Development company R.L. Jones wants to add an additional tax on all purchases made in it’s shopping center to generate more revenue to be used for improvements and expansion.
R.L Jones operates the shopping plaza near the corner of Karsch Boulevard and Potosi Street. The plaza includes Walgreens, Tractor Supply, Fashion Bug, a discount store, a Mexican restaurant, movie rental and other shops. The developers, Ramona and Lloyd Jones, also intend to expand the center by razing and expanding into some neighboring trailer parks and other adjoining home and commercial lots.
But this isn’t the developer’s first attempt at getting a CID to help with improvements and expansion. Several months ago the firm requested a CID be formed with the resulting revenue to help fix the parking lot, put in infrastructure, and do cosmetic upgrades on the existing building.
On the initial request, the council came under fire from some residents who opposed the CID. In the end the council denied the attempt to form the special taxing district.
Now R.L. Jones is back requesting a CID once again. This time the company has reportedly provided more details on how the money would be spent, and has changed the scope of improvements to be made if the tax is approved.
As part of the process, the city council has set a public hearing for Sept. 9 at 6:30 p.m. in Long Memorial Hall.
A CID involves forming a “district” with specific boundaries taking in a commercial development. The person or group requesting and receiving a CID can then collect an additional sales tax above and beyond the taxes collected by all other retail entities in the immediate area. That additional tax revenue must then be used for improvements within the CID boundaries, or footprint.
While CIDs generate additional tax revenue, it could seemingly also be a bit of a deterrent for shoppers who are faced with paying an extra tax while shopping in the affected stores and shops. However, many shopping centers have CIDs in place and the fact that an additional tax is being collected is not readily advertised. Unless a shopper notices the higher tax amount on a sales receipt the fact they are shopping in a CID can go unnoticed.

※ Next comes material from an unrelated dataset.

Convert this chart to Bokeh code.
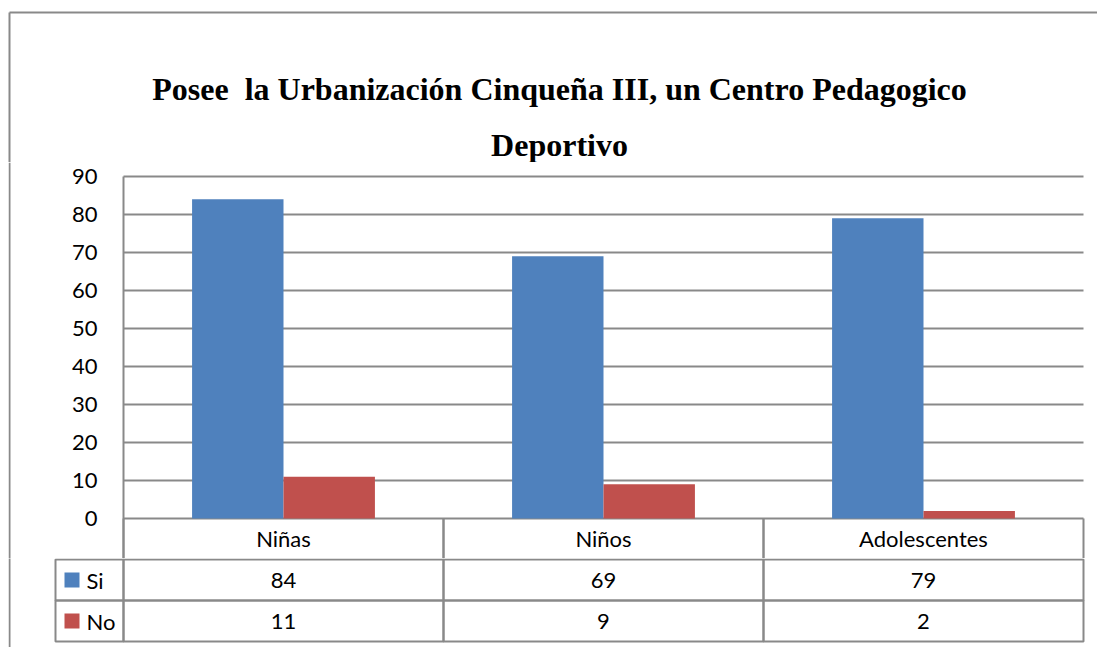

The Sept. 9 public hearing is simply a step in the CID request process.
Also during last week’s city council meeting, Public Works Director Alan Welshon gave an update on a recent visit to the Chicago, area where he looked at water filtration systems produced by WRT, a Chicago-based manufacturer.
Welshon was on a fact-finding mission to explore the possibility of the city purchasing WRT filtration systems to install at the city’s well locations. The units would rid the city’s water of radionuclide contamination.
Radionuclide contamination is a naturally occurring problem where miniscule radioactive particles in the Earth’s bedrock are flushed into ground water passing through fissures and drilled wells in the rock. The city has been mandated by the EPA to lower the radionuclide levels in the drinking water by late 2011.
The city recently tried another, less costly filtration system produced by Filter Tech, but that system was found to be ineffective with the city’s water due to low sulfur content. While low natural sulfur levels are a good thing, it rendered Filter Tech’s system useless in solving the radionuclide problem.
Welshon said he found WRT was quiet capable of producing a system adequate to handle the city’s water flow. Farmington’s highest producing well flows only 325 gallons per minute … well within WRT’s capabilities.
A decision was made Thursday evening to purchase the first WRT filtration system at a cost of $153,400. The system will be installed at Well 19 off Route H.
Also, a contract was awarded to J.M. Marschuetz Construction Company for work on Phase Two of the ongoing airport runway expansion project. The firm is the same one which is completing Phase One of the runway work.
The bid was for $271,834, the bulk of which will be funded by state transportation dollars.
And some two months after several firemen were injured and a tanker truck was destroyed in an accident, the insurance company has settled with the city and it’s time to replace the truck.
A check was received for $249,000 from the insurance company. The truck was apparently valued at $250,000 by the insurance carrier, and the city had a $1,000 deductible on the policy.
A bid had been received from Pearce Manufacturing to replace the truck. The bid was for $566,504. City Administrator Greg Beavers said the cost of new fire trucks has increased excessively in recent years due in part to federally mandated safety measures and pollution controls on the public vehicles.
The administrator told the council the city could easily apply the $249,000 insurance settlement to the purchase price and make up the difference out of the general fund, but he suggested an alternative plan. He said with the uncertainty of the economy, and subsequently the city’s sales tax revenue in coming months, he would suggest the council consider signing a three year lease-option plan for the truck.
In reality, the city would be financing the truck at an interest rate of about 3.25 percent. Beavers suggested the truck be purchased through Pearce Manufacturing’s lease-option program, and then the council revisit purchasing the truck after the first 12 months.
The council will meet next on Aug. 23.